• [What you have to do] Quote each line of the material verbatim, without the pictures.

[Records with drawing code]
#####

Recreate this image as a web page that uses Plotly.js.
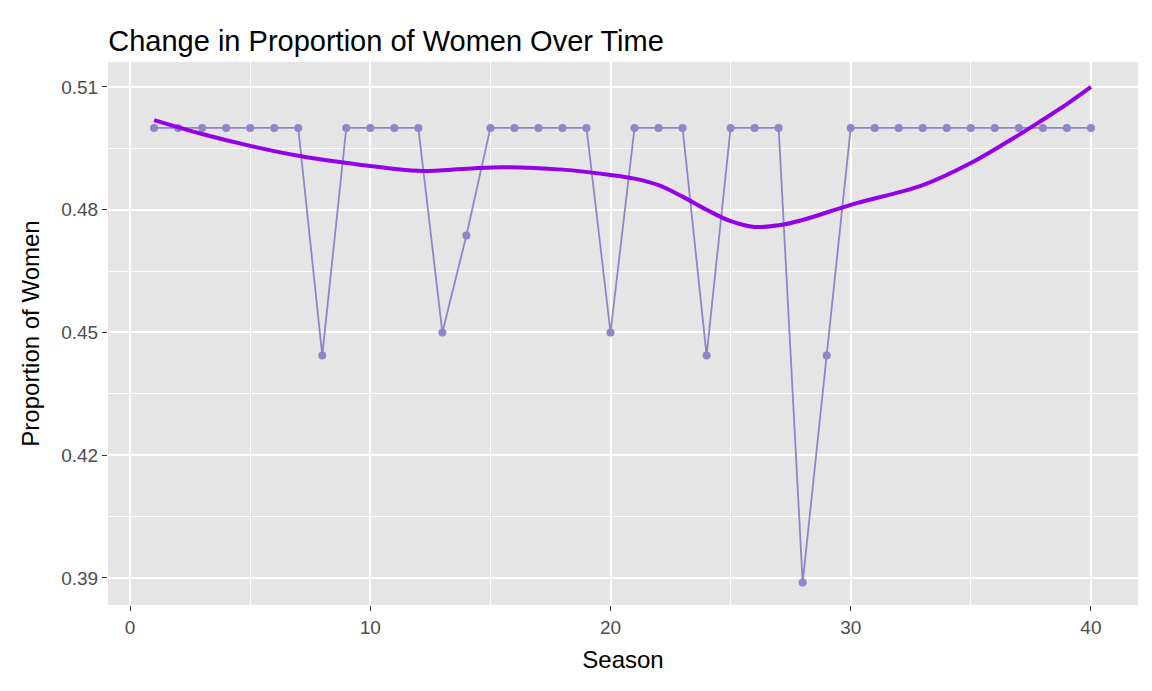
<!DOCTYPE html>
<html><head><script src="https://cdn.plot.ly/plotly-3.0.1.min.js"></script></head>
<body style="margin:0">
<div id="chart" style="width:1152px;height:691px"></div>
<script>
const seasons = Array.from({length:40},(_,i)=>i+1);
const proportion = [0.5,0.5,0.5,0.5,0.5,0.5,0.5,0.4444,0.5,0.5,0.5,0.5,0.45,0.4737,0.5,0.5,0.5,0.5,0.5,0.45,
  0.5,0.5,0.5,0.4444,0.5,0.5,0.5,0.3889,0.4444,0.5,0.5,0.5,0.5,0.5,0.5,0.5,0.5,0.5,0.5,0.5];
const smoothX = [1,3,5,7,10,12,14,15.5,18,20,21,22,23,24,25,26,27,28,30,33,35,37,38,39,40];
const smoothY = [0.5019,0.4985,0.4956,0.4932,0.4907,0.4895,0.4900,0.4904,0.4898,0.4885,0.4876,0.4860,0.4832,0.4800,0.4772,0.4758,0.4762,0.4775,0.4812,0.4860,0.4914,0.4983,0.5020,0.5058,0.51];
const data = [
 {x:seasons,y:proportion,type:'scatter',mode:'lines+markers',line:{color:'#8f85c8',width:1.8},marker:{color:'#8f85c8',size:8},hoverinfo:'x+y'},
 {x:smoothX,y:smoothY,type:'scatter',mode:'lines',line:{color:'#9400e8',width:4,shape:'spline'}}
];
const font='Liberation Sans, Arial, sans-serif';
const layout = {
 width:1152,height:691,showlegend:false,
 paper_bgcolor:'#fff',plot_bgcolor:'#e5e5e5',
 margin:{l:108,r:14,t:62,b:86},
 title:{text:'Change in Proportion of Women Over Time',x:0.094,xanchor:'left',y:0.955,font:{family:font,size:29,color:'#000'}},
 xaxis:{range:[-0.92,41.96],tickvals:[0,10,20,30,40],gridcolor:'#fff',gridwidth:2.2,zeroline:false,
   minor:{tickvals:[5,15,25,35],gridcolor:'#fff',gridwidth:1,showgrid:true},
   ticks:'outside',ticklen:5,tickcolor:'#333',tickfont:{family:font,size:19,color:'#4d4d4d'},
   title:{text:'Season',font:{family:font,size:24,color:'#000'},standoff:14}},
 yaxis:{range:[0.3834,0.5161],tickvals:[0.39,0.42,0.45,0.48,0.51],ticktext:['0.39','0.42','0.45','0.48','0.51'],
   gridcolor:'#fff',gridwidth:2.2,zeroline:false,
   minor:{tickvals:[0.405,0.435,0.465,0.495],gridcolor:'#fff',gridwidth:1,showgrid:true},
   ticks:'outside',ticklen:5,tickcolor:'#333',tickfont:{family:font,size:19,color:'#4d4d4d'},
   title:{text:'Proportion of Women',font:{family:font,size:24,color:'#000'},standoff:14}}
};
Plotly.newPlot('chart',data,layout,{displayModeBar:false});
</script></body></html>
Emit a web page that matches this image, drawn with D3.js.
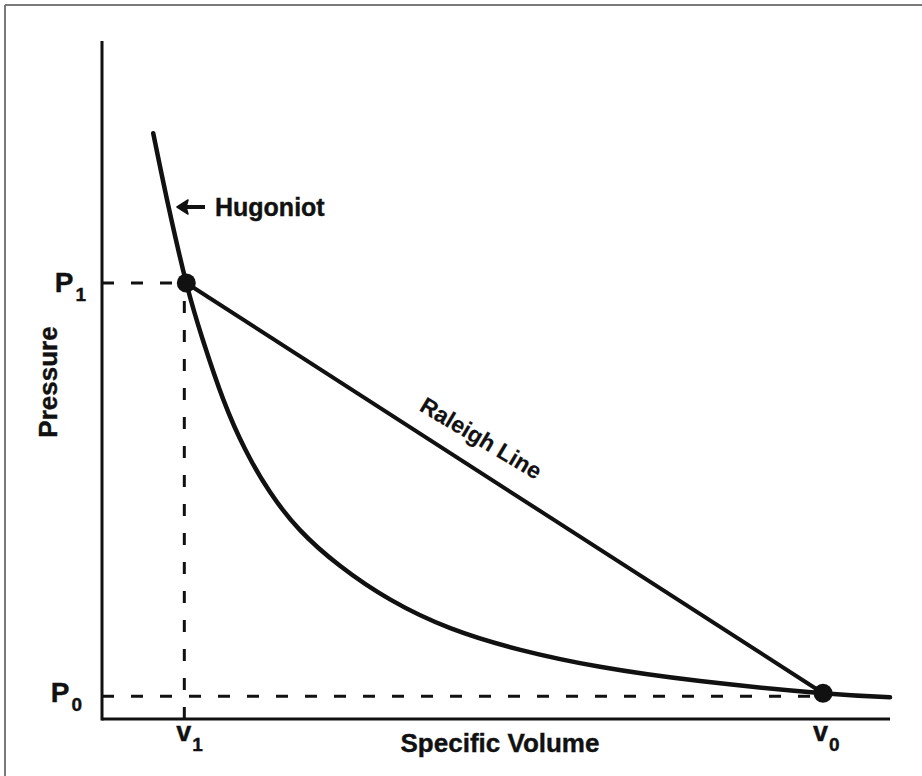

#####

• [Correct answer]
Recreate this image as a web page that uses Plotly.js.
<!DOCTYPE html>
<html><head><script src="https://cdn.plot.ly/plotly-3.0.1.min.js"></script></head>
<body style="margin:0">
<div id="chart" style="width:1152px;height:691px"></div>
<script>
const seasons = Array.from({length:40},(_,i)=>i+1);
const proportion = [0.5,0.5,0.5,0.5,0.5,0.5,0.5,0.4444,0.5,0.5,0.5,0.5,0.45,0.4737,0.5,0.5,0.5,0.5,0.5,0.45,
  0.5,0.5,0.5,0.4444,0.5,0.5,0.5,0.3889,0.4444,0.5,0.5,0.5,0.5,0.5,0.5,0.5,0.5,0.5,0.5,0.5];
const smoothX = [1,3,5,7,10,12,14,15.5,18,20,21,22,23,24,25,26,27,28,30,33,35,37,38,39,40];
const smoothY = [0.5019,0.4985,0.4956,0.4932,0.4907,0.4895,0.4900,0.4904,0.4898,0.4885,0.4876,0.4860,0.4832,0.4800,0.4772,0.4758,0.4762,0.4775,0.4812,0.4860,0.4914,0.4983,0.5020,0.5058,0.51];
const data = [
 {x:seasons,y:proportion,type:'scatter',mode:'lines+markers',line:{color:'#8f85c8',width:1.8},marker:{color:'#8f85c8',size:8},hoverinfo:'x+y'},
 {x:smoothX,y:smoothY,type:'scatter',mode:'lines',line:{color:'#9400e8',width:4,shape:'spline'}}
];
const font='Liberation Sans, Arial, sans-serif';
const layout = {
 width:1152,height:691,showlegend:false,
 paper_bgcolor:'#fff',plot_bgcolor:'#e5e5e5',
 margin:{l:108,r:14,t:62,b:86},
 title:{text:'Change in Proportion of Women Over Time',x:0.094,xanchor:'left',y:0.955,font:{family:font,size:29,color:'#000'}},
 xaxis:{range:[-0.92,41.96],tickvals:[0,10,20,30,40],gridcolor:'#fff',gridwidth:2.2,zeroline:false,
   minor:{tickvals:[5,15,25,35],gridcolor:'#fff',gridwidth:1,showgrid:true},
   ticks:'outside',ticklen:5,tickcolor:'#333',tickfont:{family:font,size:19,color:'#4d4d4d'},
   title:{text:'Season',font:{family:font,size:24,color:'#000'},standoff:14}},
 yaxis:{range:[0.3834,0.5161],tickvals:[0.39,0.42,0.45,0.48,0.51],ticktext:['0.39','0.42','0.45','0.48','0.51'],
   gridcolor:'#fff',gridwidth:2.2,zeroline:false,
   minor:{tickvals:[0.405,0.435,0.465,0.495],gridcolor:'#fff',gridwidth:1,showgrid:true},
   ticks:'outside',ticklen:5,tickcolor:'#333',tickfont:{family:font,size:19,color:'#4d4d4d'},
   title:{text:'Proportion of Women',font:{family:font,size:24,color:'#000'},standoff:14}}
};
Plotly.newPlot('chart',data,layout,{displayModeBar:false});
</script></body></html>
Emit a web page that matches this image, drawn with D3.js.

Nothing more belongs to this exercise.